The resolutions state that any member of the Portland Police Bureau who “provides, requests, or willingly receives operational support from militarized federal forces” will face disciplinary measures. They also block police from using force against or arresting journalists or legal observers.
Unanimously passed by Commissioners Chloe Eudaly, Ted Wheeler, Amanda Fritz, and Jo Ann Hardesty, the new rules went into effect immediately.
Wheeler, the citys mayor and police commissioner, said after the vote that he was proud to cosponsor the resolutions, “affirming that Portland will not coordinate with federal troops occupying our city, and that journalists will not be targeted.”
The mayor later in the day joined a crowd that included rioters attacking the Mark O. Hatfield Courthouse, a federal building.
The Portland Police Association, a police union, and the bureau didnt respond to requests for comment on the resolutions.
Acting Homeland Security Secretary Chad Wolf said in a statement that the decision to stop cooperation with federal law enforcement was “dangerous” and “irresponsible” and called local and state leaders to denounce the action.
Portlands governmental system has a group of commissioners on the City Council, each with a different role.

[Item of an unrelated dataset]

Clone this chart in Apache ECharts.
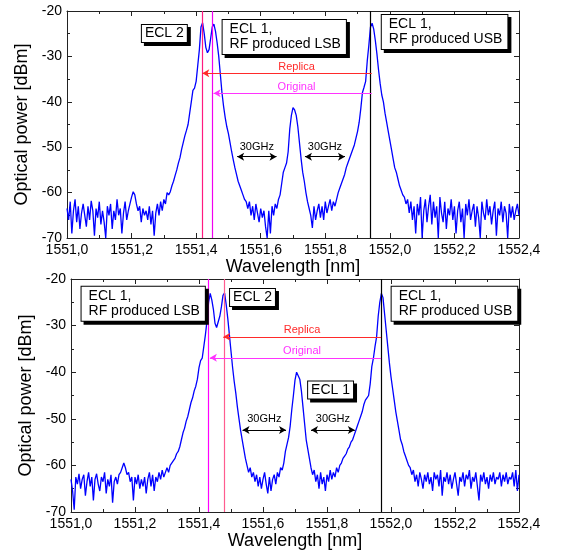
<!DOCTYPE html>
<html><head><meta charset="utf-8">
<script src="https://cdn.jsdelivr.net/npm/echarts@6/dist/echarts.min.js"></script>
<style>html,body{margin:0;padding:0;background:#fff}#c{width:561px;height:553px}</style>
</head><body><div id="c"></div>
<script>
// wavelength grid (nm): first sample and sample spacing
const wlStart = 1551.0;
const wlStep = 0.005;
const xMin = 1551.0, xMax = 1552.4, xInterval = 0.2;
const yMin = -70, yMax = -20, yInterval = 10;

// optical power [dBm]
const topPower = [
-63.5,-66,-62,-69,-64,-61.5,-66.5,-63,-68,-64.5,
-62.5,-65,-67.5,-63,-66,-61.8,-64,-69.5,-63.5,-65.5,
-62,-67,-64,-66.5,-70,-63,-65,-62.5,-68,-64,
-66,-61.5,-65,-63.5,-69,-64.5,-62,-66,-64,-62.5,
-61,-59.8,-60.5,-62.5,-64,-63,-66.5,-63.5,-65,-64,
-66,-63,-67,-64,-69.5,-64.5,-62.5,-65,-62,-64,
-61.5,-62.5,-60,-60.5,-59.8,-58.5,-57.5,-56.2,-55,-53.5,
-52.3,-50.5,-49,-47.5,-46.3,-45,-42.5,-40,-37.5,-37,
-35.5,-32,-28.5,-23.5,-22.6,-25,-28,-29.2,-28.5,-26,
-23.5,-22.9,-24.5,-27,-30,-34,-38,-41,-43.5,-45.5,
-47,-49,-51,-52.8,-54.5,-56,-57.5,-58.5,-59.5,-60.5,
-61.5,-62,-63.5,-62,-65,-63,-66,-62.5,-64.5,-66.5,
-63.5,-65.5,-64,-67.5,-70,-64,-69,-63,-65,-62.5,
-63.5,-61.5,-60.5,-58,-55.5,-54.5,-53.5,-51,-46,-43,
-41.3,-41.8,-43,-45.5,-49,-52.5,-55.5,-57.5,-60,-62,
-63.5,-65,-67.8,-63,-66,-64,-62.5,-65.5,-63,-66,
-62,-64.5,-63,-61.5,-64,-62,-63,-61.5,-60,-59,
-58,-57,-56,-54.5,-53.5,-52.5,-51.5,-50.5,-49.5,-48,
-46.5,-44.5,-41.5,-38,-36.8,-35.5,-31,-27.5,-23.5,-22.7,
-24,-26.5,-29.5,-33,-36,-38.5,-40,-42.5,-44.5,-46.5,
-48.5,-50.5,-52.5,-54.5,-55.5,-57,-58.5,-59.5,-60.5,-61,
-62.5,-61.5,-64.5,-62,-66,-63,-69,-62.5,-65,-61,
-70,-64,-61.5,-66.5,-63,-60.5,-67,-62,-65.5,-63,
-70,-61,-64.5,-66.5,-62,-68,-63.5,-65,-61.5,-66,
-63,-69,-64,-62,-66.5,-63.5,-70,-62.5,-65,-61.5,
-66,-64,-62.5,-67.5,-63,-65.5,-70,-62,-64.5,-66,
-61.5,-65,-63,-67,-64,-62,-69.5,-63.5,-65,-62,
-66.5,-63,-64.5,-70,-62.5,-65.5,-63,-66,-64,-62.5,-65
];

// optical power [dBm]
const bottomPower = [
-63,-65.5,-69.5,-62.5,-64,-61.8,-65,-63,-62,-66.5,
-63.5,-61.5,-64.5,-62.5,-67.5,-63,-61.8,-64,-65.5,-62.5,
-63.5,-61.5,-66,-63,-64.5,-62,-68,-63.5,-62.5,-64,
-62,-61.5,-60.5,-59.5,-60.5,-62,-61.5,-63.5,-62.5,-67.5,
-62.5,-64,-62,-65,-63,-64.5,-62.5,-66,-63,-61.5,
-64.5,-62,-65.5,-62.5,-63.5,-61.5,-63,-61,-62.5,-61.5,
-60.5,-61.5,-60,-59.8,-59,-58.5,-57.5,-57,-56,-54.5,
-53,-52,-50.5,-49.5,-48,-46.5,-45.5,-44,-43,-41.5,
-39,-37.5,-37,-34.5,-32,-29,-25,-23.1,-24.5,-26.5,
-29.5,-30.4,-30.2,-28,-26,-23.5,-23,-25.5,-28.5,-32,
-35.5,-39,-42,-44.5,-47.5,-50,-52.5,-54.5,-56.5,-58.5,
-60,-61.5,-60.5,-62.5,-61.5,-63.5,-62,-64.5,-62.5,-65,
-63,-61.5,-64,-66,-62.5,-65.5,-63,-62,-64,-61.5,
-62.5,-60.5,-61,-59.5,-57,-55.5,-54,-51.5,-48,-45,
-41.7,-40,-40.2,-41.5,-44,-47.5,-51,-54.5,-56.5,-58.5,
-60.5,-62,-61,-63.5,-62,-65,-61.5,-64,-62.5,-65.5,
-62,-63.5,-61,-63,-61.5,-62.5,-60.5,-61.5,-60,-59.5,
-58.5,-58,-57.5,-56.5,-56,-55,-54.5,-53.5,-52.5,-51.5,
-50.5,-49.5,-48.5,-47,-46,-45.5,-45,-42.5,-38.8,-37,
-34.5,-32.4,-28,-25,-23.1,-24,-27.5,-31,-34.5,-38,
-41,-43.5,-46,-48.5,-50.5,-52.5,-54.5,-55.5,-57,-58,
-59,-60,-60.5,-62,-61,-63.5,-62,-64.5,-61.5,-63,
-65,-62,-63.5,-61.5,-64,-62.5,-65.5,-61.5,-63,-62,
-64.5,-61,-66.5,-62.5,-63.5,-61.5,-64,-62,-65,-63,
-61.5,-64,-66.5,-62.5,-63.5,-61.5,-64.5,-62,-63,-61,
-65,-62.5,-63.5,-61.5,-64.5,-67.5,-62,-63.5,-61.5,-64,
-62.5,-65,-62,-63.5,-61.5,-64,-62.5,-63,-61.5,-64.5,
-62,-63.5,-61.5,-64,-62.5,-63,-61.5,-64.5,-61,-65.5,-62
];

// marker wavelengths (nm) and levels (dBm)
const topVLines = [1551.419, 1551.454, 1551.944];
const botVLines = [1551.434, 1551.476, 1551.969];
const topArrowLevels = [-33.7, -38.1];      // Replica, Original
const botArrowLevels = [-32.4, -36.9];
const topGHz = [[1551.527, 1551.649], [1551.737, 1551.861]];
const botGHz = [[1551.536, 1551.672], [1551.750, 1551.887]];
const topGHzLevel = -52.1, botGHzLevel = -52.4;
const topTexts = [
  {t: 'ECL 2', at: [1551.232, -23.1]},
  {t: 'ECL 1,\nRF produced LSB', at: [1551.482, -22.0]},
  {t: 'ECL 1,\nRF produced USB', at: [1551.975, -20.9]}
];
const botTexts = [
  {t: 'ECL 1,\nRF produced LSB', at: [1551.033, -21.65]},
  {t: 'ECL 2', at: [1551.497, -22.15]},
  {t: 'ECL 1,\nRF produced USB', at: [1552.002, -21.65]},
  {t: 'ECL 1', at: [1551.741, -42.0]}
];

const FONT = "'Liberation Sans', Arial, sans-serif";
const AX = '#222';

function toPairs(arr) {
  return arr.map((v, i) => [+(wlStart + i * wlStep).toFixed(3), v]);
}

function xAxisOf(gi, pos, main, gap) {
  return {
    type: 'value', gridIndex: gi, position: pos, min: xMin, max: xMax, interval: xInterval,
    axisLine: {show: true, onZero: false, lineStyle: {color: AX, width: 1}},
    axisTick: {show: true, inside: true, length: 5, lineStyle: {color: AX}},
    minorTick: {show: true, splitNumber: 2, length: 3, lineStyle: {color: AX}},
    splitLine: {show: false},
    axisLabel: {show: main, showMinLabel: true, showMaxLabel: true, margin: 5,
      formatter: v => v.toFixed(1).replace('.', ','), fontSize: 14, color: '#000', fontFamily: FONT},
    name: main ? 'Wavelength [nm]' : '', nameLocation: 'middle', nameGap: gap,
    nameTextStyle: {fontSize: 18, color: '#000', fontFamily: FONT}
  };
}
function yAxisOf(gi, pos, main, gap) {
  return {
    type: 'value', gridIndex: gi, position: pos, min: yMin, max: yMax, interval: yInterval,
    axisLine: {show: true, onZero: false, lineStyle: {color: AX, width: 1}},
    axisTick: {show: true, inside: true, length: 5, lineStyle: {color: AX}},
    minorTick: {show: true, splitNumber: 2, length: 3, lineStyle: {color: AX}},
    splitLine: {show: false},
    axisLabel: {show: main, showMinLabel: true, showMaxLabel: true, margin: 5,
      formatter: v => String(v), fontSize: 14, color: '#000', fontFamily: FONT},
    name: main ? 'Optical power [dBm]' : '', nameLocation: 'middle', nameGap: gap,
    nameTextStyle: {fontSize: 18, color: '#000', fontFamily: FONT}
  };
}

function vline(x, color) {
  return {xAxis: x, lineStyle: {color: color, width: 1.2, type: 'solid'}, label: {show: false}};
}
function arrow(xFrom, xTo, y, color) {
  return [
    {coord: [xFrom, y], symbol: 'arrow', symbolSize: [6, 7],
     lineStyle: {color: color, width: 1.2, type: 'solid'}, label: {show: false}},
    {coord: [xTo, y], symbol: 'none'}
  ];
}
function dblArrow(x1, x2, y) {
  return [
    {coord: [x1, y], symbol: 'arrow', symbolSize: [6, 7],
     lineStyle: {color: '#000', width: 1, type: 'solid'}, label: {show: false}},
    {coord: [x2, y], symbol: 'arrow', symbolSize: [6, 7]}
  ];
}
function textMark(txt, at, color) {
  return {coord: at, symbol: 'circle', symbolSize: 1, itemStyle: {color: 'rgba(0,0,0,0)'},
    label: {show: true, position: 'inside', formatter: txt, color: color, fontSize: 11,
      fontFamily: FONT, align: 'center', verticalAlign: 'middle'}};
}
function boxMark(item) {
  const two = item.t.indexOf('\n') >= 0;
  return {coord: item.at, symbol: 'circle', symbolSize: 1, itemStyle: {color: 'rgba(0,0,0,0)'},
    label: {show: true, position: 'inside', formatter: item.t, color: '#000', fontSize: 14,
      lineHeight: 15, fontFamily: FONT, align: 'left', verticalAlign: 'top',
      backgroundColor: '#fff', borderColor: '#000', borderWidth: 1,
      padding: two ? [2, 5, 2, 7] : [1, 3, 1, 3],
      shadowColor: '#000', shadowBlur: 0, shadowOffsetX: 3, shadowOffsetY: 3}};
}

function markers(vl, levels, ghz, ghzLevel, texts, vColors, labelPos, ghzLabelLevel) {
  return {
    markLine: {
      silent: true, animation: false, symbol: ['none', 'none'],
      data: [
        vline(vl[0], vColors[0]), vline(vl[1], vColors[1]), vline(vl[2], '#000'),
        arrow(vl[labelPos.rep], vl[2], levels[0], '#ff2a2a'),
        arrow(vl[labelPos.ori], vl[2], levels[1], '#ff33ff'),
        dblArrow(ghz[0][0], ghz[0][1], ghzLevel),
        dblArrow(ghz[1][0], ghz[1][1], ghzLevel)
      ]
    },
    markPoint: {
      silent: true, animation: false,
      data: [
        textMark('Replica', [labelPos.x, levels[0] + 1.45], '#ff2a2a'),
        textMark('Original', [labelPos.x, levels[1] + 1.45], '#ff33ff'),
        textMark('30GHz', [(ghz[0][0] + ghz[0][1]) / 2, ghzLabelLevel], '#000'),
        textMark('30GHz', [(ghz[1][0] + ghz[1][1]) / 2, ghzLabelLevel], '#000')
      ].concat(texts.map(boxMark))
    }
  };
}

const chart = echarts.init(document.getElementById('c'), null, {renderer: 'canvas'});

const topSeries = Object.assign({
  type: 'line', xAxisIndex: 0, yAxisIndex: 0, data: toPairs(topPower),
  showSymbol: false, symbol: 'none', clip: true, animation: false,
  lineStyle: {color: '#0000ff', width: 1.3}
}, markers(topVLines, topArrowLevels, topGHz, topGHzLevel, topTexts,
  ['#ff1a80', '#f000f0'], {rep: 0, ori: 1, x: 1551.711}, -49.9));

const botSeries = Object.assign({
  type: 'line', xAxisIndex: 2, yAxisIndex: 2, data: toPairs(bottomPower),
  showSymbol: false, symbol: 'none', clip: true, animation: false,
  lineStyle: {color: '#0000ff', width: 1.3}
}, markers(botVLines, botArrowLevels, botGHz, botGHzLevel, botTexts,
  ['#ff00ff', '#ff5c8f'], {rep: 1, ori: 0, x: 1551.722}, -50.0));

chart.setOption({
  animation: false,
  backgroundColor: '#fff',
  grid: [
    {left: 67, top: 11, width: 452, height: 227},
    {left: 71, top: 279, width: 448, height: 233}
  ],
  xAxis: [
    xAxisOf(0, 'bottom', true, 19), xAxisOf(0, 'top', false, 0),
    xAxisOf(1, 'bottom', true, 20), xAxisOf(1, 'top', false, 0)
  ],
  yAxis: [
    yAxisOf(0, 'left', true, 31), yAxisOf(0, 'right', false, 0),
    yAxisOf(1, 'left', true, 34), yAxisOf(1, 'right', false, 0)
  ],
  series: [topSeries, botSeries]
});
</script>
</body></html>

All the current commissioners are Democrats.
Eudaly and Hardesty claimed that demonstrators gathering each night have been peaceful, despite video evidence and photographs showing the groups have each night engaged in criminal conduct before federal officers respond. They also said federal officers are using disproportionate force. At least one federal officer is under investigation.
“It is really clear that we as a council must take a strong stand against Portland Police Bureau collaborating and cooperating with this federal goon squad that has been sent to Portland to stymie people who are demanding changes in our policing efforts,” Hardesty said during the council hearing.

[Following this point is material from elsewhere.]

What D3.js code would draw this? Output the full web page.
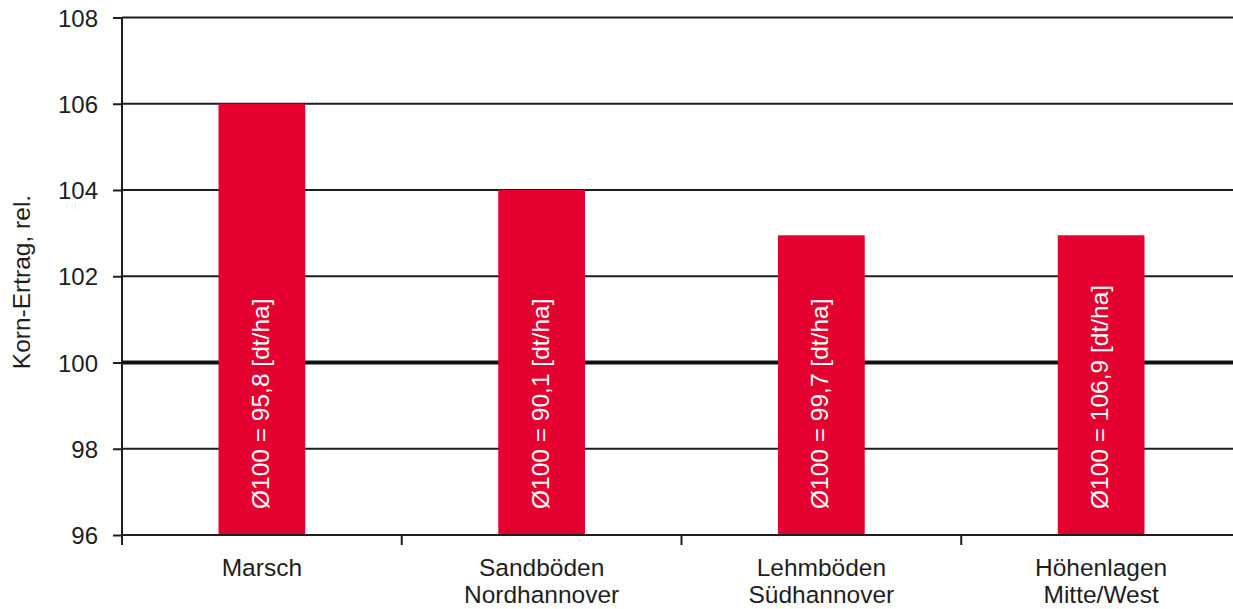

During a separate virtual event on July 22, Hardesty claimed that the bureau has been sending “saboteurs and provocateurs,” who set fires and commit crimes that lead to a response against “peaceful crowds.” Hours later, she issued an apology for spreading “unfounded claims and misinformation.”
Hardesty is attempting to wrest control of Portland police from Wheeler, who has so far resisted those efforts. She released a plan this month that calls for defunding the police.

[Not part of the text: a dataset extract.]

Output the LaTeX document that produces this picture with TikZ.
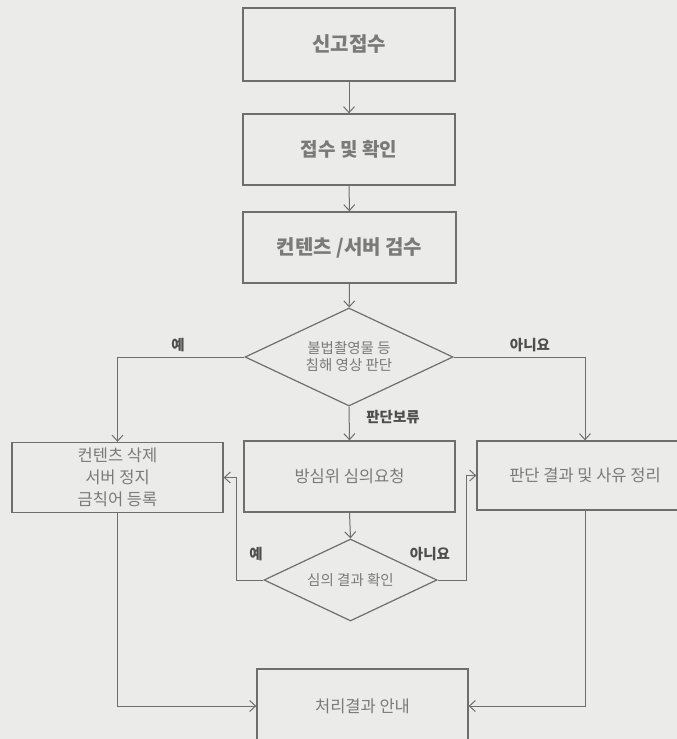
\documentclass[tikz,border=0pt]{standalone}
\usepackage{fontspec}
\setmainfont{Noto Sans CJK KR}
\usetikzlibrary{shapes.geometric,arrows.meta}
\definecolor{paper}{HTML}{EBEBE9}
\definecolor{ink}{HTML}{6E6E6E}
\definecolor{txt}{HTML}{7A7A7A}
\definecolor{lbl}{HTML}{4E4E4E}
\begin{document}
\begin{tikzpicture}[x=1pt, y=-1pt,
        box/.style={draw=ink, line width=1.3pt, rectangle, inner sep=0pt, text=txt, align=center, font=\fontsize{16.5}{22}\selectfont},
        choice/.style={draw=ink, line width=1.2pt, diamond, aspect=2.1, inner sep=0pt, text=txt, align=center, font=\fontsize{14.5}{17}\selectfont},
        flow/.style={draw=ink, line width=1pt, -{Straight Barb[length=6pt,width=11pt]}},
        answer/.style={text=lbl, font=\fontsize{14.5}{16}\selectfont\bfseries}]
        % page
        \fill[paper] (0,0) rectangle (677,739);
        \useasboundingbox (0,0) rectangle (677,739);

        % box 1
        \node[box, minimum width=212pt, minimum height=73pt, font=\fontsize{20}{24}\selectfont\bfseries] (submit) at (349,44.5) {신고접수};

        % box 2
        \node[box, minimum width=212pt, minimum height=71pt, font=\fontsize{19}{24}\selectfont\bfseries] (check) at (349,149.5) {접수 및 확인};

        % box 3
        \node[box, minimum width=213pt, minimum height=71pt, font=\fontsize{20}{24}\selectfont\bfseries] (inspect) at (349.5,247.5) {컨텐츠 /서버 검수};

        % decision 1
        \node[choice, minimum width=208pt, minimum height=98pt] (judge) at (349,357) {불법촬영물 등\\침해 영상 판단};

        % box left
        \node[box, minimum width=211pt, minimum height=70pt] (remove) at (117.5,477.5) {컨텐츠 삭제\\서버 정지\\금칙어 등록};

        % box middle
        \node[box, minimum width=211pt, minimum height=71pt] (review) at (349.5,476.5) {방심위 심의요청};

        % box right
        \node[box, minimum width=216pt, minimum height=69pt] (reason) at (585,475.5) {판단 결과 및 사유 정리};

        % decision 2
        \node[choice, minimum width=173pt, minimum height=82pt] (confirm) at (350.5,580) {심의 결과 확인};

        % box last
        \node[box, minimum width=211pt, minimum height=74pt] (notice) at (362.5,706) {처리결과 안내};

        % answers
        \node[answer] (yes1) at (178,345) {예};
        \node[answer] (no1) at (530,345) {아니요};
        \node[answer] (hold) at (393,417) {판단보류};
        \node[answer] (yes2) at (256,554) {예};
        \node[answer] (no2) at (430,554) {아니요};

        % arrows
        \draw[flow] (submit) -- (check);
        \draw[flow] (check) -- (inspect);
        \draw[flow] (inspect) -- (judge);
        \draw[flow] (judge.west) -| (remove.north);
        \draw[flow] (judge.east) -| (reason.north);
        \draw[flow] (judge.south) -- (review.north);
        \draw[flow] (review.south) -- (confirm.north);
        \draw[flow] (confirm.west) -- ++(-27,0) |- (remove.east);
        \draw[flow] (confirm.east) -- ++(29,0) |- (reason.west);
        \draw[flow] (remove.south) |- (notice.west);
        \draw[flow] (reason.south) |- (notice.east);
    \end{tikzpicture}
\end{document}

The City Council has placed limitations on the police force, including limiting the use of tear gas and other crowd control munitions. Federal officers are under no such restrictions. Wheeler has called on them to abide by them.
The Trump administration sent federal assets to Oregons largest city on July 4 after rioters attacked the courthouse.
Acting Homeland Security Chad Wolf told reporters at the White House on July 22 that Portland has seen nearly two months of “coordinated violent attacks by anarchists against a federal courthouse and federal law enforcement officials sworn to protect it.”
The secretary has said the federal government doesnt need an invitation from cities to protect federal property. He has also asserted that a surge in federal assets to Portland wouldnt have been necessary if local law enforcement officers were doing their job.
Portland Police Chief Chuck Lovell told reporters last week that his officers at times would take action near federal officers but neither group directed the actions of the other.